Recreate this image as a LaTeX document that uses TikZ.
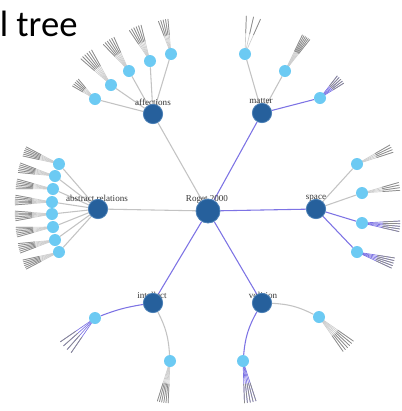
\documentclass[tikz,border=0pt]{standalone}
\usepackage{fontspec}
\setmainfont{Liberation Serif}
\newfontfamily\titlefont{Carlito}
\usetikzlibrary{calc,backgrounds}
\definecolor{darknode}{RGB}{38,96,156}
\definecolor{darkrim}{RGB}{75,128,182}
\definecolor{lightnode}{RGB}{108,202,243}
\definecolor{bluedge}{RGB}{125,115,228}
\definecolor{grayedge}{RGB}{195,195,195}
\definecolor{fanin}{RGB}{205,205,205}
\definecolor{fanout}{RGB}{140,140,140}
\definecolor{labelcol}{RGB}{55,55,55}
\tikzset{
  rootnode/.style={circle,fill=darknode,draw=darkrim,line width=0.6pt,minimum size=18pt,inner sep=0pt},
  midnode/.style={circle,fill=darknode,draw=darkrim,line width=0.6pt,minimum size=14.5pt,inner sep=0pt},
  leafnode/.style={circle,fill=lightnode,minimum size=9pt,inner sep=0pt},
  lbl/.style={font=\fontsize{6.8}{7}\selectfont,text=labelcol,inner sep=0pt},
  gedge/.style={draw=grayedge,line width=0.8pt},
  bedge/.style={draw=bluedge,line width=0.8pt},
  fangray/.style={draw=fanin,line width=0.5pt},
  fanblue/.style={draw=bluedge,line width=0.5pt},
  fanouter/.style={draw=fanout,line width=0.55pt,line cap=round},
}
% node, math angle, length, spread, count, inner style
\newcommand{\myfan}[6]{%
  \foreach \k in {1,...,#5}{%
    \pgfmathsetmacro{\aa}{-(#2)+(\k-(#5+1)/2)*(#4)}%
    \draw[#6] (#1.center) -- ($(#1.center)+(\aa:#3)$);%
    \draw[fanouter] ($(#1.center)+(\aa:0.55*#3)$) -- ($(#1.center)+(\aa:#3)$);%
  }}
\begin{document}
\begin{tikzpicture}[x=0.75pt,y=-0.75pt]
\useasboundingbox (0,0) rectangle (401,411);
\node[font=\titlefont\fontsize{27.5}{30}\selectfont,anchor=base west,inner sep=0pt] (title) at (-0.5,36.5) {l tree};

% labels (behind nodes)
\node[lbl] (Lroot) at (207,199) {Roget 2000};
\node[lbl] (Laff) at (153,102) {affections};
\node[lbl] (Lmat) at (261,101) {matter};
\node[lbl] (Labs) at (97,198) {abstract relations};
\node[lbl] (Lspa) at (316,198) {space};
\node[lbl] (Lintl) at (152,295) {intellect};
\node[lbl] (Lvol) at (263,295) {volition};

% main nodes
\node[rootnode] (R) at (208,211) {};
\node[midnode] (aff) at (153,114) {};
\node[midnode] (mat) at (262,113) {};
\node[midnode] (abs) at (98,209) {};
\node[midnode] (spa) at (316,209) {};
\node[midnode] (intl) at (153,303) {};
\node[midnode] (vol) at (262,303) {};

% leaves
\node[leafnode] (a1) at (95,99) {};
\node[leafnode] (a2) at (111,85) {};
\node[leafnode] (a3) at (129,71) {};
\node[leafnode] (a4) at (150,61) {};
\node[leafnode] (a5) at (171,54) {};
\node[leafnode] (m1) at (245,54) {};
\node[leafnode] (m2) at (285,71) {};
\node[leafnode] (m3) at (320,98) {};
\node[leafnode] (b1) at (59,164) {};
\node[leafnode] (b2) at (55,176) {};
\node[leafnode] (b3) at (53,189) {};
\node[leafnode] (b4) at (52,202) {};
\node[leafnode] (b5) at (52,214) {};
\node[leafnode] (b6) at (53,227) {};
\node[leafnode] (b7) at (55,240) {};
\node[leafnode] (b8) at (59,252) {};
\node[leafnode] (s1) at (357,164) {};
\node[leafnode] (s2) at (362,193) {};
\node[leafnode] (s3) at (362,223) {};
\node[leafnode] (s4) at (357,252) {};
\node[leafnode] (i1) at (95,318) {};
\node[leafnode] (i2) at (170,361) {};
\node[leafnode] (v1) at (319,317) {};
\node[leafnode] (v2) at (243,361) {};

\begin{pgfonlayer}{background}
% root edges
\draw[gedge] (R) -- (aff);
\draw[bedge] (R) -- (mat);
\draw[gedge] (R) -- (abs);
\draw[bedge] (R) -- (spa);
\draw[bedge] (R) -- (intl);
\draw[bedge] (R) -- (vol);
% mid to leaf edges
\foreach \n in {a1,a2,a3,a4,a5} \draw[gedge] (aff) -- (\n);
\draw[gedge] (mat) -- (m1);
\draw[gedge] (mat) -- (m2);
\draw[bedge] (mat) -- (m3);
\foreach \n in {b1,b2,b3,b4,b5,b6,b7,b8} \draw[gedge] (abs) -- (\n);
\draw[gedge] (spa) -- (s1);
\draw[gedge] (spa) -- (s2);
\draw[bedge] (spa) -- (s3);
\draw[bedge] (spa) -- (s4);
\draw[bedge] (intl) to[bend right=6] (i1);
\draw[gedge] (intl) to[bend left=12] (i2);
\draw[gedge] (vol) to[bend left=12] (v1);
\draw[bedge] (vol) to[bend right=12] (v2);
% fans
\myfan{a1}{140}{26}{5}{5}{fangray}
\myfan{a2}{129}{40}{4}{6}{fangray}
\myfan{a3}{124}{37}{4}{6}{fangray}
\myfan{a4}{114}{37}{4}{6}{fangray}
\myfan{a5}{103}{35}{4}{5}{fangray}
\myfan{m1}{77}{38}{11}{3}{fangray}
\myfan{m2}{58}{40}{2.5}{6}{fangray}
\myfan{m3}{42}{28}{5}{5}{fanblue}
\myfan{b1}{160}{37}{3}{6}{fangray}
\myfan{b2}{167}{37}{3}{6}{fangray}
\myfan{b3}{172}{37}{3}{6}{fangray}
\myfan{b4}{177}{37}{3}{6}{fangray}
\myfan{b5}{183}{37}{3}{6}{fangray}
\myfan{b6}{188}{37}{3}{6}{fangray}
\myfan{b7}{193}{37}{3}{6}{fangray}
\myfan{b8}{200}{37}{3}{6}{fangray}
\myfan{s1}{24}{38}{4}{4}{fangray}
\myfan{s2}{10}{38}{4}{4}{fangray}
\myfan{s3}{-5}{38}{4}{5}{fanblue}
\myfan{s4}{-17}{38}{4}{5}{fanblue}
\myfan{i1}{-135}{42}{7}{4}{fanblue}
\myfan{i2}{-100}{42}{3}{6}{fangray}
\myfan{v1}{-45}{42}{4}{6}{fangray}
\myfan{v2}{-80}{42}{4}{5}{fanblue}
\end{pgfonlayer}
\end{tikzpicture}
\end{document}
+ + + + + + +
• [REQUIRED WORK]
Copy all the lines of data exactly as they appear, dropping any images.

• [RESULT OF THE EXERCISE]
Recreate this image as a LaTeX document that uses TikZ.
\documentclass[tikz,border=0pt]{standalone}
\usepackage{fontspec}
\setmainfont{Liberation Serif}
\newfontfamily\titlefont{Carlito}
\usetikzlibrary{calc,backgrounds}
\definecolor{darknode}{RGB}{38,96,156}
\definecolor{darkrim}{RGB}{75,128,182}
\definecolor{lightnode}{RGB}{108,202,243}
\definecolor{bluedge}{RGB}{125,115,228}
\definecolor{grayedge}{RGB}{195,195,195}
\definecolor{fanin}{RGB}{205,205,205}
\definecolor{fanout}{RGB}{140,140,140}
\definecolor{labelcol}{RGB}{55,55,55}
\tikzset{
  rootnode/.style={circle,fill=darknode,draw=darkrim,line width=0.6pt,minimum size=18pt,inner sep=0pt},
  midnode/.style={circle,fill=darknode,draw=darkrim,line width=0.6pt,minimum size=14.5pt,inner sep=0pt},
  leafnode/.style={circle,fill=lightnode,minimum size=9pt,inner sep=0pt},
  lbl/.style={font=\fontsize{6.8}{7}\selectfont,text=labelcol,inner sep=0pt},
  gedge/.style={draw=grayedge,line width=0.8pt},
  bedge/.style={draw=bluedge,line width=0.8pt},
  fangray/.style={draw=fanin,line width=0.5pt},
  fanblue/.style={draw=bluedge,line width=0.5pt},
  fanouter/.style={draw=fanout,line width=0.55pt,line cap=round},
}
% node, math angle, length, spread, count, inner style
\newcommand{\myfan}[6]{%
  \foreach \k in {1,...,#5}{%
    \pgfmathsetmacro{\aa}{-(#2)+(\k-(#5+1)/2)*(#4)}%
    \draw[#6] (#1.center) -- ($(#1.center)+(\aa:#3)$);%
    \draw[fanouter] ($(#1.center)+(\aa:0.55*#3)$) -- ($(#1.center)+(\aa:#3)$);%
  }}
\begin{document}
\begin{tikzpicture}[x=0.75pt,y=-0.75pt]
\useasboundingbox (0,0) rectangle (401,411);
\node[font=\titlefont\fontsize{27.5}{30}\selectfont,anchor=base west,inner sep=0pt] (title) at (-0.5,36.5) {l tree};

% labels (behind nodes)
\node[lbl] (Lroot) at (207,199) {Roget 2000};
\node[lbl] (Laff) at (153,102) {affections};
\node[lbl] (Lmat) at (261,101) {matter};
\node[lbl] (Labs) at (97,198) {abstract relations};
\node[lbl] (Lspa) at (316,198) {space};
\node[lbl] (Lintl) at (152,295) {intellect};
\node[lbl] (Lvol) at (263,295) {volition};

% main nodes
\node[rootnode] (R) at (208,211) {};
\node[midnode] (aff) at (153,114) {};
\node[midnode] (mat) at (262,113) {};
\node[midnode] (abs) at (98,209) {};
\node[midnode] (spa) at (316,209) {};
\node[midnode] (intl) at (153,303) {};
\node[midnode] (vol) at (262,303) {};

% leaves
\node[leafnode] (a1) at (95,99) {};
\node[leafnode] (a2) at (111,85) {};
\node[leafnode] (a3) at (129,71) {};
\node[leafnode] (a4) at (150,61) {};
\node[leafnode] (a5) at (171,54) {};
\node[leafnode] (m1) at (245,54) {};
\node[leafnode] (m2) at (285,71) {};
\node[leafnode] (m3) at (320,98) {};
\node[leafnode] (b1) at (59,164) {};
\node[leafnode] (b2) at (55,176) {};
\node[leafnode] (b3) at (53,189) {};
\node[leafnode] (b4) at (52,202) {};
\node[leafnode] (b5) at (52,214) {};
\node[leafnode] (b6) at (53,227) {};
\node[leafnode] (b7) at (55,240) {};
\node[leafnode] (b8) at (59,252) {};
\node[leafnode] (s1) at (357,164) {};
\node[leafnode] (s2) at (362,193) {};
\node[leafnode] (s3) at (362,223) {};
\node[leafnode] (s4) at (357,252) {};
\node[leafnode] (i1) at (95,318) {};
\node[leafnode] (i2) at (170,361) {};
\node[leafnode] (v1) at (319,317) {};
\node[leafnode] (v2) at (243,361) {};

\begin{pgfonlayer}{background}
% root edges
\draw[gedge] (R) -- (aff);
\draw[bedge] (R) -- (mat);
\draw[gedge] (R) -- (abs);
\draw[bedge] (R) -- (spa);
\draw[bedge] (R) -- (intl);
\draw[bedge] (R) -- (vol);
% mid to leaf edges
\foreach \n in {a1,a2,a3,a4,a5} \draw[gedge] (aff) -- (\n);
\draw[gedge] (mat) -- (m1);
\draw[gedge] (mat) -- (m2);
\draw[bedge] (mat) -- (m3);
\foreach \n in {b1,b2,b3,b4,b5,b6,b7,b8} \draw[gedge] (abs) -- (\n);
\draw[gedge] (spa) -- (s1);
\draw[gedge] (spa) -- (s2);
\draw[bedge] (spa) -- (s3);
\draw[bedge] (spa) -- (s4);
\draw[bedge] (intl) to[bend right=6] (i1);
\draw[gedge] (intl) to[bend left=12] (i2);
\draw[gedge] (vol) to[bend left=12] (v1);
\draw[bedge] (vol) to[bend right=12] (v2);
% fans
\myfan{a1}{140}{26}{5}{5}{fangray}
\myfan{a2}{129}{40}{4}{6}{fangray}
\myfan{a3}{124}{37}{4}{6}{fangray}
\myfan{a4}{114}{37}{4}{6}{fangray}
\myfan{a5}{103}{35}{4}{5}{fangray}
\myfan{m1}{77}{38}{11}{3}{fangray}
\myfan{m2}{58}{40}{2.5}{6}{fangray}
\myfan{m3}{42}{28}{5}{5}{fanblue}
\myfan{b1}{160}{37}{3}{6}{fangray}
\myfan{b2}{167}{37}{3}{6}{fangray}
\myfan{b3}{172}{37}{3}{6}{fangray}
\myfan{b4}{177}{37}{3}{6}{fangray}
\myfan{b5}{183}{37}{3}{6}{fangray}
\myfan{b6}{188}{37}{3}{6}{fangray}
\myfan{b7}{193}{37}{3}{6}{fangray}
\myfan{b8}{200}{37}{3}{6}{fangray}
\myfan{s1}{24}{38}{4}{4}{fangray}
\myfan{s2}{10}{38}{4}{4}{fangray}
\myfan{s3}{-5}{38}{4}{5}{fanblue}
\myfan{s4}{-17}{38}{4}{5}{fanblue}
\myfan{i1}{-135}{42}{7}{4}{fanblue}
\myfan{i2}{-100}{42}{3}{6}{fangray}
\myfan{v1}{-45}{42}{4}{6}{fangray}
\myfan{v2}{-80}{42}{4}{5}{fanblue}
\end{pgfonlayer}
\end{tikzpicture}
\end{document}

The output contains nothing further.